# 3.3 Named Entity Recognition

In [1]:
import spacy
from spacy import displacy
from spacy import tokenizer
import re
nlp = spacy.load('en_core_web_sm')

In [2]:
google_text = "Google was founded on September 4, 1998, by computer scientists Larry Page and Sergey Brin while they were PhD students at Stanford University in California. Together they own about 14% of its publicly listed shares and control 56% of its stockholder voting power through super-voting stock. The company went public via an initial public offering (IPO) in 2004. In 2015, Google was reorganized as a wholly owned subsidiary of Alphabet Inc. Google is Alphabet's largest subsidiary and is a holding company for Alphabet's internet properties and interests. Sundar Pichai was appointed CEO of Google on October 24, 2015, replacing Larry Page, who became the CEO of Alphabet. On December 3, 2019, Pichai also became the CEO of Alphabet."
print(google_text)

Google was founded on September 4, 1998, by computer scientists Larry Page and Sergey Brin while they were PhD students at Stanford University in California. Together they own about 14% of its publicly listed shares and control 56% of its stockholder voting power through super-voting stock. The company went public via an initial public offering (IPO) in 2004. In 2015, Google was reorganized as a wholly owned subsidiary of Alphabet Inc. Google is Alphabet's largest subsidiary and is a holding company for Alphabet's internet properties and interests. Sundar Pichai was appointed CEO of Google on October 24, 2015, replacing Larry Page, who became the CEO of Alphabet. On December 3, 2019, Pichai also became the CEO of Alphabet.


In [3]:
spacy_doc = nlp(google_text)

In [None]:
# Print named entities and their labels
for word in spacy_doc.ents:
    print(word.text, word.label_)

Google ORG
September 4, 1998 DATE
Larry Page PERSON
Sergey Brin PERSON
PhD WORK_OF_ART
Stanford University ORG
California GPE
about 14% PERCENT
56% PERCENT
IPO ORG
2004 DATE
2015 DATE
Google ORG
Alphabet Inc. ORG
Alphabet ORG
Alphabet ORG
Sundar Pichai PERSON
Google ORG
October 24, 2015 DATE
Larry Page PERSON
Alphabet GPE
December 3, 2019 DATE
Pichai PERSON
Alphabet GPE


In [None]:
# Visualize named entities
displacy.render(spacy_doc,style="ent", jupyter=True)

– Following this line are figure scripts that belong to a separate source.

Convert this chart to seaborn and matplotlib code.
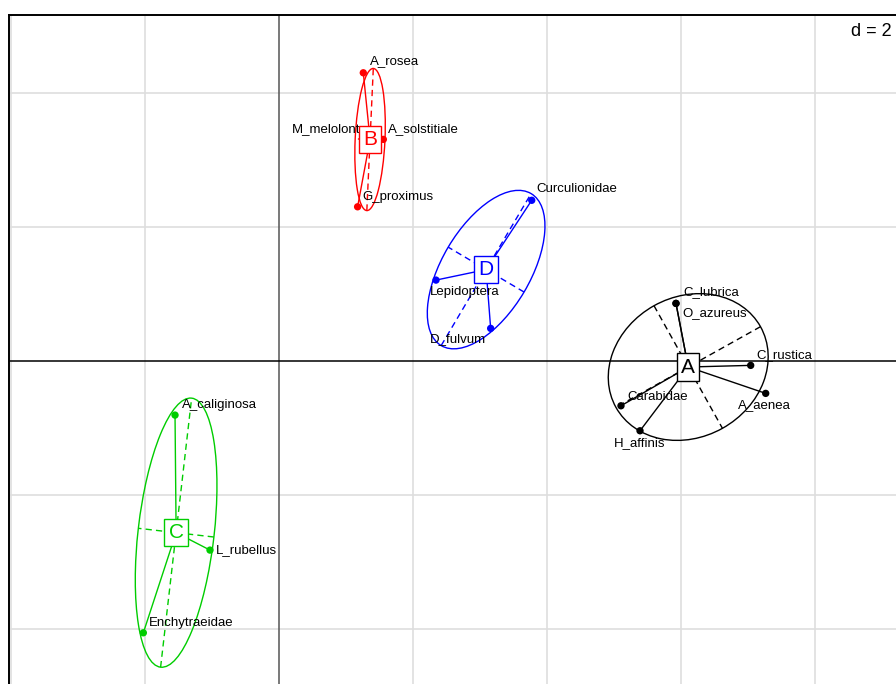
import numpy as np
import pandas as pd
import matplotlib
matplotlib.use("Agg")
import matplotlib.pyplot as plt
from matplotlib.patches import Ellipse
import seaborn as sns

# ---------------- data ----------------
species = ["C_lubrica", "O_azureus", "C_rustica", "A_aenea", "Carabidae", "H_affinis",
           "A_rosea", "A_solstitiale", "M_melolont", "G_proximus",
           "A_caliginosa", "L_rubellus", "Enchytraeidae",
           "Curculionidae", "Lepidoptera", "D_fulvum"]
groups = ["A", "A", "A", "A", "A", "A",
          "B", "B", "B", "B",
          "C", "C", "C",
          "D", "D", "D"]
x_vals = [5.925, 5.925, 7.040, 7.264, 5.104, 5.388,
          1.258, 1.557, 1.448, 1.173,
          -1.552, -1.030, -2.025,
          3.772, 2.343, 3.159]
y_vals = [0.861, 0.861, -0.064, -0.482, -0.667, -1.040,
          4.303, 3.309, 3.313, 2.303,
          -0.806, -2.821, -4.055,
          2.400, 1.209, 0.488]
group_order = ["A", "B", "C", "D"]
grid_step = 2

# ---------------- styles ----------------
group_colors = {"A": "black", "B": "red", "C": "#00CD00", "D": "blue"}
# label placement (pixels: dx right, dy down, horizontal alignment)
label_offsets = {
    "C_lubrica": (7, -11, "left"), "O_azureus": (6, 10, "left"),
    "C_rustica": (6, -10, "left"), "A_aenea": (-28, 12, "left"),
    "Carabidae": (6, -9, "left"), "H_affinis": (-26, 12, "left"),
    "A_rosea": (7, -12, "left"), "A_solstitiale": (5, -10, "left"),
    "M_melolont": (-16, -10, "right"), "G_proximus": (5, -10, "left"),
    "A_caliginosa": (7, -10, "left"), "L_rubellus": (6, 0, "left"),
    "Enchytraeidae": (6, -10, "left"),
    "Curculionidae": (5, -11, "left"), "Lepidoptera": (-6, 12, "left"),
    "D_fulvum": (-5, 11, "right"),
}
cellipse = 1.5

sns.set_style("white")
plt.rcParams["font.family"] = ["Liberation Sans", "DejaVu Sans"]

df = pd.DataFrame({"species": species, "group": groups, "x": x_vals, "y": y_vals})

W, H, DPI = 896, 684, 100
fig = plt.figure(figsize=(W / DPI, H / DPI), dpi=DPI)
ppu = 67.0  # pixels per unit
xlim = (-4.03, 9.6)
ylim = (-5.1, 5.17)
left_px, top_px = 9, 14.7
ax_w = (xlim[1] - xlim[0]) * ppu
ax_h = (ylim[1] - ylim[0]) * ppu
ax = fig.add_axes([left_px / W, (H - top_px - ax_h) / H, ax_w / W, ax_h / H])
ax.set_xlim(*xlim)
ax.set_ylim(*ylim)
ax.set_xticks([])
ax.set_yticks([])
for s in ["left", "top", "right", "bottom"]:
    ax.spines[s].set_color("black")
    ax.spines[s].set_linewidth(1.4)

# grid
for gx in np.arange(-4, 10, grid_step):
    if gx != 0:
        ax.axvline(gx, color="#dedede", lw=1.2, zorder=0)
for gy in np.arange(-4, 6, grid_step):
    if gy != 0:
        ax.axhline(gy, color="#dedede", lw=1.2, zorder=0)
ax.axvline(0, color="#555555", lw=1.1, zorder=1)
ax.axhline(0, color="black", lw=1.1, zorder=1)

# ellipses, axes, stars
centers = {}
for g in group_order:
    sub = df[df["group"] == g]
    pts = sub[["x", "y"]].to_numpy()
    c = pts.mean(axis=0)
    centers[g] = c
    cov = np.cov(pts.T, ddof=0)
    vals, vecs = np.linalg.eigh(cov)
    col = group_colors[g]
    big = vecs[:, 1]
    ang = np.degrees(np.arctan2(big[1], big[0]))
    e = Ellipse(c, 2 * cellipse * np.sqrt(vals[1]), 2 * cellipse * np.sqrt(vals[0]),
                angle=ang, fill=False, ec=col, lw=1.0, zorder=2)
    ax.add_patch(e)
    for k in range(2):
        v = vecs[:, k] * cellipse * np.sqrt(vals[k])
        ax.plot([c[0] - v[0], c[0] + v[0]], [c[1] - v[1], c[1] + v[1]],
                color=col, lw=1.0, ls=(0, (4.5, 3)), zorder=2)
    for px_, py_ in pts:
        ax.plot([c[0], px_], [c[1], py_], color=col, lw=1.0, zorder=3)

sns.scatterplot(data=df, x="x", y="y", hue="group", palette=group_colors,
                s=28, edgecolor="none", legend=False, ax=ax, zorder=4)
ax.set_xlabel("")
ax.set_ylabel("")

for _, r in df.iterrows():
    dx, dy, ha = label_offsets[r["species"]]
    ax.annotate(r["species"], (r["x"], r["y"]), xytext=(dx, -dy),
                textcoords="offset pixels", ha=ha, va="center",
                fontsize=9.5, color="black", zorder=5)

for g in group_order:
    c = centers[g]
    col = group_colors[g]
    ax.text(c[0], c[1], g, ha="center", va="center", color=col, fontsize=15,
            zorder=6,
            bbox=dict(boxstyle="square,pad=0.2", fc="white", ec=col, lw=1.0))

fig.text(892 / W, 1 - 32 / H, "d = 2", ha="right", va="center", fontsize=13,
         color="black", bbox=dict(boxstyle="square,pad=0.1", fc="white", ec="none"))

fig.savefig("out.png", dpi=DPI)
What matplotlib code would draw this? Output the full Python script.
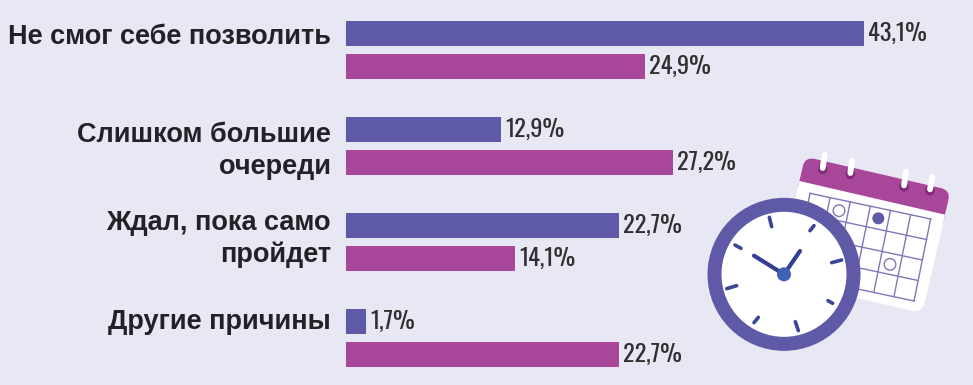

**...let's see if cleaning our text up a little bit improves the tagging**

In [None]:
# Remove punctuation and convert to lowercase
google_text_clean = re.sub(r'[^\w\s]', '', google_text).lower() # remove punctuation and lowercase
print(google_text_clean)

google was founded on september 4 1998 by computer scientists larry page and sergey brin while they were phd students at stanford university in california together they own about 14 of its publicly listed shares and control 56 of its stockholder voting power through supervoting stock the company went public via an initial public offering ipo in 2004 in 2015 google was reorganized as a wholly owned subsidiary of alphabet inc google is alphabets largest subsidiary and is a holding company for alphabets internet properties and interests sundar pichai was appointed ceo of google on october 24 2015 replacing larry page who became the ceo of alphabet on december 3 2019 pichai also became the ceo of alphabet


In [7]:
spacy_doc_clean = nlp(google_text_clean)

In [8]:
for word in spacy_doc_clean.ents:
    print(word.text,word.label_)

google ORG
september 4 1998 DATE
stanford university ORG
california GPE
about 14 CARDINAL
56 CARDINAL
2004 DATE
2015 DATE
alphabet inc google ORG
google ORG
october 24 2015 DATE
larry PERSON
december 3 2019 DATE


In [None]:
# Visualize again after cleaning
displacy.render(spacy_doc_clean,style="ent",jupyter=True)

## Another Example

In [6]:
finance_text = "On March 20, 2021, the Federal Reserve announced a new interest rate policy. Jerome Powell emphasized that inflation might rise above 2% temporarily. Goldman Sachs responded with a revised forecast."

finance_doc = nlp(finance_text)
for ent in finance_doc.ents:
    print(ent.text, ent.label_)
    
displacy.render(finance_doc, style="ent", jupyter=True)

March 20, 2021 DATE
the Federal Reserve ORG
Jerome Powell PERSON
2% PERCENT
Goldman Sachs ORG


## What I Learned

- spaCy’s ents attribute extracts named entities like people, orgs, and dates.

- Cleaning text can make NER worse.

- displacy.render is a great way to visualize entities in a Jupyter.

- Always run NER before aggressive preprocessing.